Keberadaan organisasi berskala nasional mampu membantu perluasan
penyadaran akan pentingnya pembebasan perempuan.
Organisasi-organisasi seperti The
National Womens Suffrage Association (Perhimpunan
kaum perempuan nasional bagi hak pilih/dipilih) dan The
American Womens Suffrage Association (Perhimpunan
kaum perempuan amerika bagi hak pilih/dipilih), mengambil peranan
penting sehingga tercapai tuntutan kaum perempuan pada masa itu,
yakni hak pilih bagi kaum perempuan. Suatu hal yang belum pernah
terjadi sebelumnya. Dengan alat organisasi yang terstruktur secara
nasional, memudahkan perjuangan perempuan dalam hal kampanye,
mobilisasi massa untuk memenangkan tuntutan. Tercapainya hak pilih
perempuan tidak terlepas dari peran organisasi yang mampu menyatukan
kekuatan perempuan secara nasional dengan mobilisasi-mobilisasi massa
yang mewujud dalam bentuk aksi-aksi protes, vergadering (pertemuan
massal) seperti pertemuan nasional yang menghasilkan deklarasi
keprihatinan, hal ini menunjukkan bahwa pelibatan seluruh kaum
perempuan (basis massa) penting dalam perjuangan perempuan. Selain
itu, berbagai kelompok diskusi mengenai pendidikan, politik dan
budaya kemudian didirikan. Pada tahun 1896, The
National Association of colored Women (Perhimpunan
nasional bagi kaum perempuan kulit berwarna) didirikan untuk
menyatukan kelompok-kelompok perempuan kulit hitam yang
terpisah-pisah. Organisasi-organisasi kaum perempuan penting lainnya
adalah paguyuban-paguyuban yang moderat. Paguyuban-paguyuban tersebut
dalam realitanya, merupakan suatu upaya untuk melindungi kaum
perempuan dan anak-anak dari penganiyaan dan kemiskinan.4
Gerakan
perempuan turut memberikan penyadaran terhadap buruh perempuan. Untuk
pertama kalinya, kaum buruh perempuan mengorganisasikan diri. Pada
bulan maret 1859 di New York, Amerika Serikat, buruh perempuan
membentuk serikat buruh pertama untuk memperjuangkan hak dasar mereka
di tempat kerja, termasuk 8 jam kerja, cuti hamil, jaminan kesehatan.

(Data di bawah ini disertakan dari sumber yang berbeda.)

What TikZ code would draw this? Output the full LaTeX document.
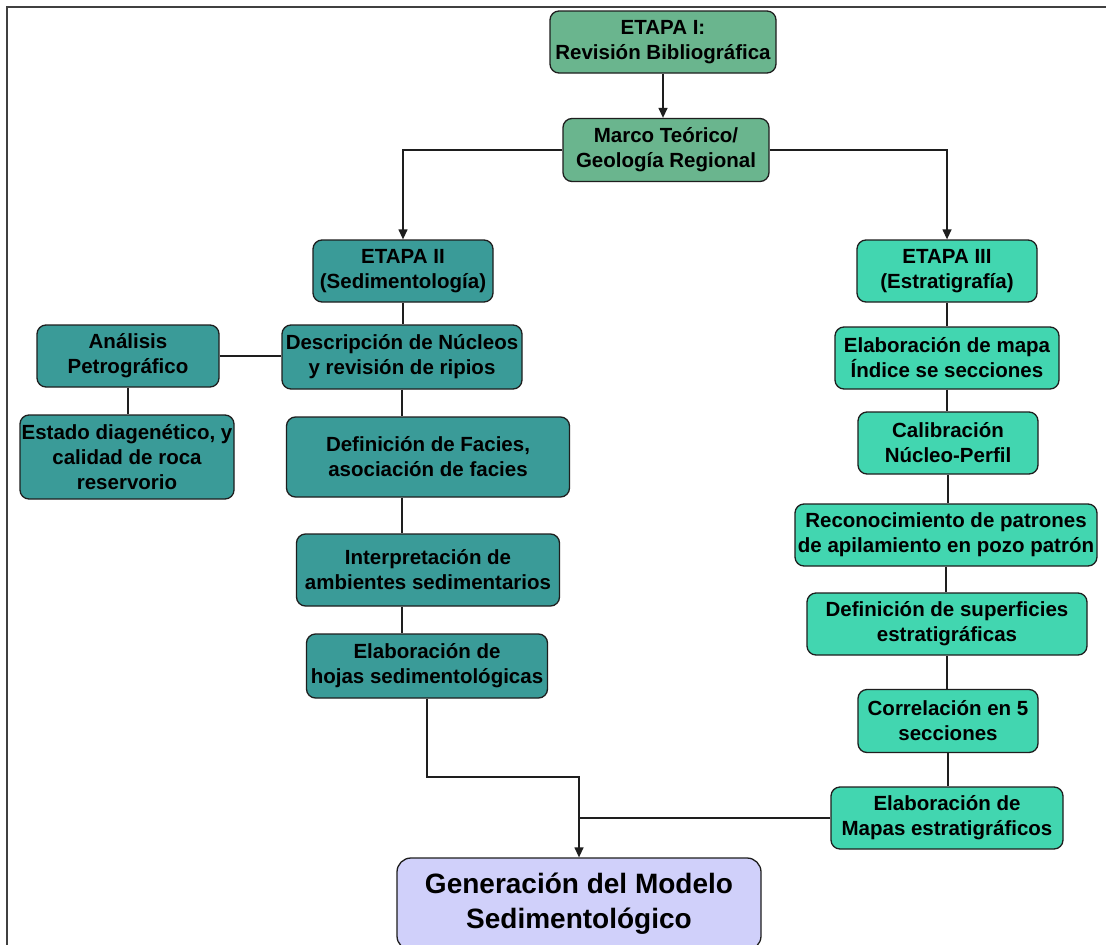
\documentclass[tikz,border=0pt]{standalone}
\usepackage{fontspec}
\setmainfont{Liberation Sans}
\usetikzlibrary{arrows.meta}
\definecolor{cgreen}{RGB}{106,181,142}
\definecolor{cteal}{RGB}{58,155,152}
\definecolor{caqua}{RGB}{66,214,176}
\definecolor{clav}{RGB}{208,208,250}
\definecolor{cline}{RGB}{30,30,30}
\tikzset{
  box/.style={draw=cline, line width=1.3pt, rounded corners=9pt, align=center, inner sep=0pt,
    font=\fontsize{20.5}{25}\selectfont\bfseries, text=black},
  sz/.style 2 args={minimum width=#1pt, minimum height=#2pt},
  gbox/.style={box, fill=cgreen},
  tbox/.style={box, fill=cteal},
  abox/.style={box, fill=caqua},
  fbox/.style={box, fill=clav, rounded corners=14pt, font=\fontsize{28}{35}\selectfont\bfseries},
  conn/.style={line width=1.3pt, draw=cline},
  arr/.style={conn, -{Triangle[length=10pt,width=9pt]}},
}
\begin{document}
\begin{tikzpicture}[x=1pt,y=-1pt]
\clip (0,0) rectangle (1106,945);
\fill[white] (0,0) rectangle (1106,945);
\draw[line width=2pt, color=black!75] (1106,7) -- (7,7) -- (7,945);

\node[gbox, sz={226}{62}] (e1) at (663,42) {ETAPA I:\\Revisión Bibliográfica};
\node[gbox, sz={206}{63}] (marco) at (666,150) {Marco Teórico/\\Geología Regional};

\node[tbox, sz={180}{62}] (e2) at (403,271) {ETAPA II\\(Sedimentología)};
\node[tbox, sz={240}{64}] (desc) at (402,357) {Descripción de Núcleos\\y revisión de ripios};
\node[tbox, sz={182}{62}] (anal) at (128,356) {Análisis\\Petrográfico};
\node[tbox, sz={214}{84}] (estado) at (127,457) {Estado diagenético, y\\calidad de roca\\reservorio};
\node[tbox, sz={283}{80}] (facies) at (428,457) {Definición de Facies,\\asociación de facies};
\node[tbox, sz={263}{72}] (interp) at (428,570) {Interpretación de\\ambientes sedimentarios};
\node[tbox, sz={241}{64}] (hojas) at (427,666) {Elaboración de\\hojas sedimentológicas};

\node[abox, sz={180}{62}] (e3) at (947,271) {ETAPA III\\(Estratigrafía)};
\node[abox, sz={224}{62}] (mapa) at (947,358) {Elaboración de mapa\\Índice se secciones};
\node[abox, sz={180}{62}] (calib) at (948,443) {Calibración\\Núcleo-Perfil};
\node[abox, sz={302}{62}] (recon) at (946,535) {Reconocimiento de patrones\\de apilamiento en pozo patrón};
\node[abox, sz={280}{62}] (superf) at (947,624) {Definición de superficies\\estratigráficas};
\node[abox, sz={180}{63}] (correl) at (948,721) {Correlación en 5\\secciones};
\node[abox, sz={232}{62}] (mapas) at (947,818) {Elaboración de\\Mapas estratigráficos};

\node[fbox, sz={364}{92}] (final) at (579,904) {Generación del Modelo\\Sedimentológico};

% connectors
\draw[arr] (e1.south) -- (e1.south |- marco.north);
\draw[arr] (marco.west) -| (e2.north);
\draw[arr] (marco.east) -| (e3.north);

\draw[conn] (e2.south) -- (e2.south |- desc.north);
\draw[conn] (anal.east) -- (anal.east -| desc.west);
\draw[conn] (anal.south) -- (anal.south |- estado.north);
\draw[conn] (desc.south) -- (desc.south |- facies.north);
\draw[conn] (facies.south -| desc.south) -- (interp.north -| desc.south);
\draw[conn] (interp.south -| desc.south) -- (hojas.north -| desc.south);

\coordinate (j) at (final.north |- 0,777);
\draw[arr] (hojas.south) |- (j) -- (final.north);
\draw[conn] (mapas.west) -- (mapas.west -| final.north);

\draw[conn] (e3.south) -- (e3.south |- mapa.north);
\draw[conn] (mapa.south) -- (mapa.south |- calib.north);
\draw[conn] (calib.south) -- (calib.south |- recon.north);
\draw[conn] (recon.south) -- (recon.south |- superf.north);
\draw[conn] (superf.south) -- (superf.south |- correl.north);
\draw[conn] (correl.south) -- (correl.south |- mapas.north);
\end{tikzpicture}
\end{document}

Perjuangan kaum buruh perempuan ini dilakukan, bersamaan dengan
meluasnya gerakan perempuan di Eropa dan Amerika Serikat, yang
ditandai dengan berdirinya organisasi perempuan memperjuangkan hak
pilih, seperti International
Women Suffrage Alliance.
Para buruh perempuan mulai mengorganisir aksi demonstrasi
menyampaikan tuntutan-tuntutannya. Pada awal abad ini, gelombang aksi
protes terus meluas. Tercatat pada tanggal 8 Maret 1908, sebanyak
15.000 perempuan turun ke jalan kota New York menuntut
diberlakukannya 8 jam kerja, hak pilih dalam pemilu, serta
dihentikannya memperkerjakan anak dibawah umur. Pada tahun 1910, di
Kopenhagen, Denmark, diselenggarakanlah Konferensi Sosialis
Internasional. Dalam konferensi tersebut, dihasilkan sebuah keputusan
bahwa hari perempuan harus diperingati secara internasional. Salah
satu tokoh gerakan perempuan dari Jerman, Clara Zetkin, merupakan
yang pertama kali melontarkan gagasan itu, guna memperingati mogoknya
buruh perempuan pabrik garmen yang terjadi di Amerika Serikat,
sekaligus menghormati gerakan hak pilih kaum perempuan. Baru pada
tahun berikutnya, beberapa di negara Eropa mulai memperingati hari
perempuan internasional pada tanggal 8 Maret, yang sampai kini kita
peringati. Lahirnya hari perempuan internasional, merupakan hasil
dari perubahan sosial yang menyertainya dan didukung oleh
perkembangan gerakan perempuan yang kala itu mengusung hak pilih
dalam pemilu bagi perempuan melalui pengorganisasian aksi massa.
Di
sisi lain, lambat laun, beberapa negara bagian di Amerika Serikat
mulai mengabulkan hak pilih bagi perempuan dalam pemilu lokal.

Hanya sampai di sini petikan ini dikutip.